You are given two strings s and sub. You are also given a 2D character array mappings where mappings[i] = [oldi, newi] indicates that you may perform the following operation any number of times:

• Replace a character oldi of sub with newi.

Each character in sub cannot be replaced more than once.

Return true** if it is possible to make sub a substring of s by replacing zero or more characters according to **mappings.

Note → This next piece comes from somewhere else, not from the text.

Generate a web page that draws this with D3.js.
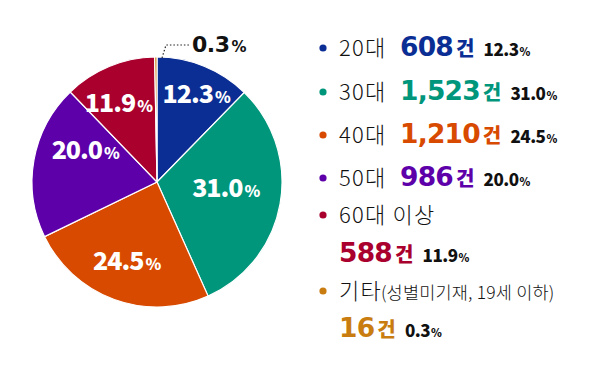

Otherwise, return false.

A substring is a contiguous non-empty sequence of characters within a string.

  Example 1:

Input: s = "fool3e7bar", sub = "leet", mappings = [["e","3"],["t","7"],["t","8"]]
Output: true
Explanation: Replace the first 'e' in sub with '3' and 't' in sub with '7'.
Now sub = "l3e7" is a substring of s, so we return true.

Example 2:

Input: s = "fooleetbar", sub = "f00l", mappings = [["o","0"]]
Output: false
Explanation: The string "f00l" is not a substring of s and no replacements can be made.
Note that we cannot replace '0' with 'o'.

Example 3:

Input: s = "Fool33tbaR", sub = "leetd", mappings = [["e","3"],["t","7"],["t","8"],["d","b"],["p","b"]]
Output: true
Explanation: Replace the first and second 'e' in sub with '3' and 'd' in sub with 'b'.
Now sub = "l33tb" is a substring of s, so we return true.

  Constraints:

• 1 <= sub.length <= s.length <= 5000

• 0 <= mappings.length <= 1000

• mappings[i].length == 2

• oldi != newi

• s and sub consist of uppercase and lowercase English letters and digits.

• oldi and newi are either uppercase or lowercase English letters or digits.

Solution

class Solution {
    private char[] c1;
    private char[] c2;
    private Set<Character>[] al;

    public boolean matchReplacement(String s, String sub, char[][] mappings) {
        c1 = s.toCharArray();
        c2 = sub.toCharArray();
        al = new Set[75];
        for (int i = 0; i < 75; i++) {
            Set<Character> temp = new HashSet<>();
            al[i] = temp;
        }
        for (char[] mapping : mappings) {
            al[mapping[0] - '0'].add(mapping[1]);
        }
        return ans(c1.length, c2.length) == 1;
    }

    private int ans(int m, int n) {
        if (m == 0) {
            return 0;
        }
        if (ans(m - 1, n) == 1) {
            return 1;
        }
        if (m >= n && (c1[m - 1] == c2[n - 1] || al[c2[n - 1] - '0'].contains(c1[m - 1]))) {
            while (n >= 1 && (c1[m - 1] == c2[n - 1] || al[c2[n - 1] - '0'].contains(c1[m - 1]))) {
                n--;
                m--;
            }
            if (n == 0) {
                return 1;
            }
        }
        return 0;
    }
}

Explain:

nope.

Complexity:

• Time complexity : O(n).
• Space complexity : O(n).